Spending Only $20 in Book Buyers (or Maybe a Little More)

I was supposed to spend only $20 in Book Buyers, a used bookstore on Castro, but I failed. I exceeded the limit and spent $23.68 (on Amazon I would have spent $29.82 — quality is different of course) on two books — “Let the Great World Spin” by Colum McCann and “The Catcher in the Rye” by J.D. Salinger — and a set of two Moleskine journals. Overall, I spent about one hour in the store looking for these things and deciding whether I should buy them.

Book Buyers is overwhelming, to say the least. It was like entering Netflix instant and realizing how many movies exist that I have never even heard of. From Castro, the store appeared small and unintimidating. Upon entering, however, I saw the shelves of books hidden by the store layout. Book Buyers carries a lot more products that can fit in the store. Beyond the entrance lie rows of books like science fiction, romance, politics and even movies and calendars.

While it is always great to go into the store with a clear idea of what you want to buy, it’s not a great idea to get too hung up on a certain book. I ended up buying books that I was satisfied with — and didn’t initially plan on buying — but I can only imagine how frustrating it would have been to search for a specific copy. You can, however, call ahead of time and ask the store’s employees if they carry a copy of book you want. (A few days after, I called to see whether they carried a certain author, and within a minute he gave me an answer.) Though I didn’t need to ask for their help, the employees seemed friendly and eager to answer any questions I had when I went to check out.

I spent a few minutes familiarizing myself with the shop. I navigated myself through the children’s section to the science fiction section. The amount of books available overwhelmed me (I avoided the comics and adventure sections), and ultimately I ended up in the popular fiction and non fiction sections.

In the popular fiction and non fiction sections, I saw books by Isabel Allende, Ernest Hemingway, and F. Scott Fitzgerald, all of which I want to read. In that section, I found the book “Let the Great World Spin.” Normally, I don’t like buying books that I have never heard of, but judging by the cover — something I do often — I had a good feeling about it. So far, the book has been satisfying.
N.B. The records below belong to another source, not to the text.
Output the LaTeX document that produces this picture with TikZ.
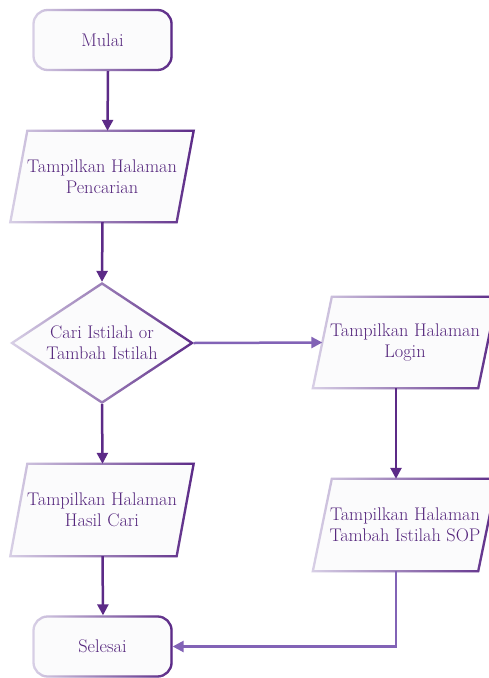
\documentclass[tikz,border=0pt]{standalone}
\usepackage{fontspec}
\usetikzlibrary{shapes.geometric,arrows.meta,fadings,calc,backgrounds}
\definecolor{dpur}{HTML}{5C2A87}
\definecolor{mpur}{HTML}{8263B6}
\definecolor{tpur}{HTML}{55267D}
\definecolor{lav}{HTML}{D8D0E6}
\definecolor{fillc}{HTML}{FBFBFC}
\tikzfading[name=fadeR, left color=transparent!100, right color=transparent!0]
\tikzset{
  txt/.style={font=\fontsize{18.3}{21}\selectfont, align=center, text=tpur},
  gbox/.style={fill=fillc, draw=lav, line width=2.3pt, line join=miter,
    postaction={draw=dpur, line width=2.3pt, path fading=fadeR}},
  term/.style={gbox, txt, rectangle, rounded corners=14pt, minimum width=138pt, minimum height=60pt, inner sep=0pt},
  io/.style={txt, rectangle, minimum width=183pt, minimum height=91pt, inner sep=0pt},
  dec/.style={gbox, diamond, aspect=1.508, minimum width=181pt, minimum height=120pt, inner sep=0pt},
  arr/.style={line width=2.5pt, dpur, -{Triangle[width=11pt,length=11pt]}},
  arrm/.style={line width=2.5pt, mpur, -{Triangle[width=11pt,length=11pt]}}
}
\newcommand{\paral}[2]{%
  \path[gbox] (#1.south west) -- ([xshift=-#2pt]#1.south east) -- (#1.north east)
    -- ([xshift=#2pt]#1.north west) -- cycle;}
\begin{document}
\begin{tikzpicture}[x=1pt,y=-1pt]
\useasboundingbox (0,0) rectangle (488,678);
\node[term] (mulai) at (102.5,40) {Mulai};
\node[io] (p1) at (102,176.5) {Tampilkan Halaman\\Pencarian};
\node[dec] (dia) at (102,343) {};
\node[txt] (diat) at (102,343) {Cari Istilah or\\Tambah Istilah};
\node[io, minimum width=184pt] (login) at (405,342.5) {Tampilkan Halaman\\Login};
\node[io, minimum height=92pt] (hasil) at (102,510) {Tampilkan Halaman\\Hasil Cari};
\node[io, minimum width=184pt, minimum height=92pt] (tambah) at (405,525) {Tampilkan Halaman\\Tambah Istilah SOP};
\node[term] (selesai) at (102.5,646.5) {Selesai};
\begin{scope}[on background layer]
  \paral{p1}{17}
  \paral{login}{19}
  \paral{hasil}{17}
  \paral{tambah}{19}
\end{scope}

\draw[arr] ([xshift=5.5pt]mulai.south) -- ([xshift=5.5pt]p1.north);
\draw[arr] ([xshift=0.5pt]p1.south) -- (dia.north);
\draw[arrm] (dia.east) -- ([xshift=9.5pt]login.west);
\draw[arr] (dia.south) -- ([xshift=0.5pt]hasil.north);
\draw[arr] ([xshift=-9pt]login.south) -- ([xshift=-9pt]tambah.north);
\draw[arr] ([xshift=0.5pt]hasil.south) -- ([xshift=0.5pt]selesai.north);
\draw[arrm] ([xshift=-9pt]tambah.south) |- (selesai.east);
\end{tikzpicture}
\end{document}
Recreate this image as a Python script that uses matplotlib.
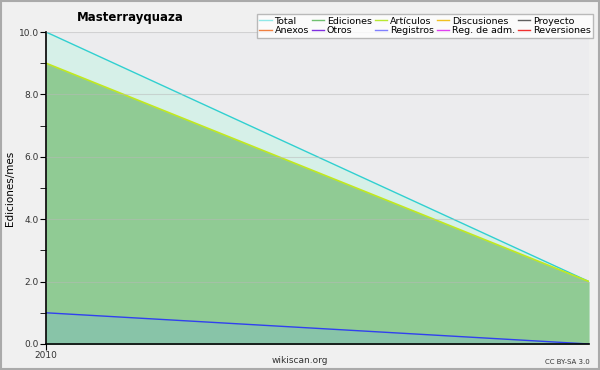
import numpy as np
import matplotlib
matplotlib.use('Agg')
import matplotlib.pyplot as plt
from matplotlib.lines import Line2D

months = [0, 1]
total = [10.0, 2.0]
ediciones = [9.0, 2.0]
articulos = [9.0, 2.0]
registros = [1.0, 0.0]

legend_names = ['Total', 'Ediciones', 'Artículos', 'Discusiones', 'Proyecto',
                'Anexos', 'Otros', 'Registros', 'Reg. de adm.', 'Reversiones']
legend_colors = ['#90e8e8', '#70c070', '#b8e830', '#f0c020', '#606060',
                 '#f08040', '#8030e0', '#8080ff', '#e040f0', '#f03030']

plt.rcParams['font.family'] = 'DejaVu Sans'
fig = plt.figure(figsize=(6, 3.7), dpi=100, facecolor='#f0f0f0')
ax = fig.add_axes([0.0767, 0.0703, 0.905, 0.8432])
ax.set_facecolor('#ececee')

ax.fill_between(months, 0, total, color='#d6f0e8', lw=0)
ax.plot(months, total, color='#30d0d0', lw=1)
ax.fill_between(months, 0, ediciones, color='#90cb94', lw=0)
ax.plot(months, articulos, color='#c0e820', lw=1.2)
ax.fill_between(months, 0, registros, color='#88c4a8', lw=0)
ax.plot(months, registros, color='#3040f0', lw=1)

ax.set_xlim(0, 1)
ax.set_ylim(0, 10)
ax.set_yticks(np.arange(0, 10.1, 2))
ax.set_yticklabels([f'{v:.1f}' for v in np.arange(0, 10.1, 2)], fontsize=6.5, color='#333333')
ax.set_yticks(np.arange(0, 10.1, 1), minor=True)
ax.set_xticks([0])
ax.set_xticklabels(['2010'], fontsize=6.5, color='#333333')
ax.tick_params(axis='x', length=4, pad=1)
ax.tick_params(axis='y', which='both', length=4, pad=1)
ax.grid(axis='y', color='#b8b8b8', lw=0.8, alpha=0.5)
ax.set_axisbelow(False)
for s in ['top', 'right']:
    ax.spines[s].set_visible(False)
ax.spines['left'].set_linewidth(1.2)
ax.spines['bottom'].set_linewidth(1.2)
ax.set_ylabel('Ediciones/mes', fontsize=7.5)
ax.yaxis.set_label_coords(-0.058, 0.5)

handles = [Line2D([0], [0], color=c, lw=1) for c in legend_colors]
order = [0, 5, 1, 6, 2, 7, 3, 8, 4, 9]
leg = fig.legend([handles[i] for i in order], [legend_names[i] for i in order],
                 ncol=5, loc='upper right', bbox_to_anchor=(0.997, 0.975),
                 fontsize=6.8, frameon=True, fancybox=False, edgecolor='#aaaaaa',
                 handlelength=1.3, handletextpad=0.3, columnspacing=0.3,
                 labelspacing=0.05, borderpad=0.3)
leg.get_frame().set_facecolor('white')

fig.text(0.217, 0.952, 'Masterrayquaza', fontsize=8.5, fontweight='bold', ha='center', va='center')
fig.text(0.5, 0.025, 'wikiscan.org', fontsize=6.5, color='#333333', ha='center', va='center')
fig.text(0.983, 0.022, 'CC BY-SA 3.0', fontsize=5, color='#333333', ha='right', va='center')

fig.patches.append(plt.Rectangle((0.002, 0.003), 0.996, 0.994, transform=fig.transFigure,
                                 fill=False, edgecolor='#aaaaaa', lw=1.5))

fig.savefig('out.png', dpi=100, facecolor=fig.get_facecolor())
On my Amazon cart, I had kept “The Catcher in the Rye.” Even though I already read the novel in English last year, I loved the it so much that I wanted to own a copy to lend to my cousins or sister when they were being too hypocritical (everyone should have one, by the way). Additionally, it was in the “Banned Book” section in honor of Banned Book week, a week where bookstores and libraries encourage people to read books that have been banned, so I felt pretty rebellious buying a copy.

Unfortunately, I don’t have a rational explanation for why I bought Moleskine journals — it’s mostly because I wanted to feel smart. Pablo Picasso, Thomas Jefferson, and other successful individuals have been inspired as they wrote in their Moleskine journals, so likewise, I also hope that something revolutionary will come to me as I scribble my thoughts down. The reason I did buy the journals at Book Buyers as opposed to anywhere else is that they’re cheaper there — one can only imagine what rights an office supply company has when Picasso has used its products. Though Book Buyers doesn’t carry many colors or styles of Moleskine Journals, it’s one of the only products that are brand new.
Book Buyers surprised me for two reasons. Primarily, I thought it wouldn’t be that expensive because they are used (the books, movies and calendars, however, are cheaper than those atBarnes and Noble or Amazon). But the prices weren’t cheap enough for me to feel enough freedom to buy whatever I wanted. Also, now that I know that they carry a comprehensive selection of books and potential gifts, everytime I’m in downtown Mountain View, I feel compelled to take a look.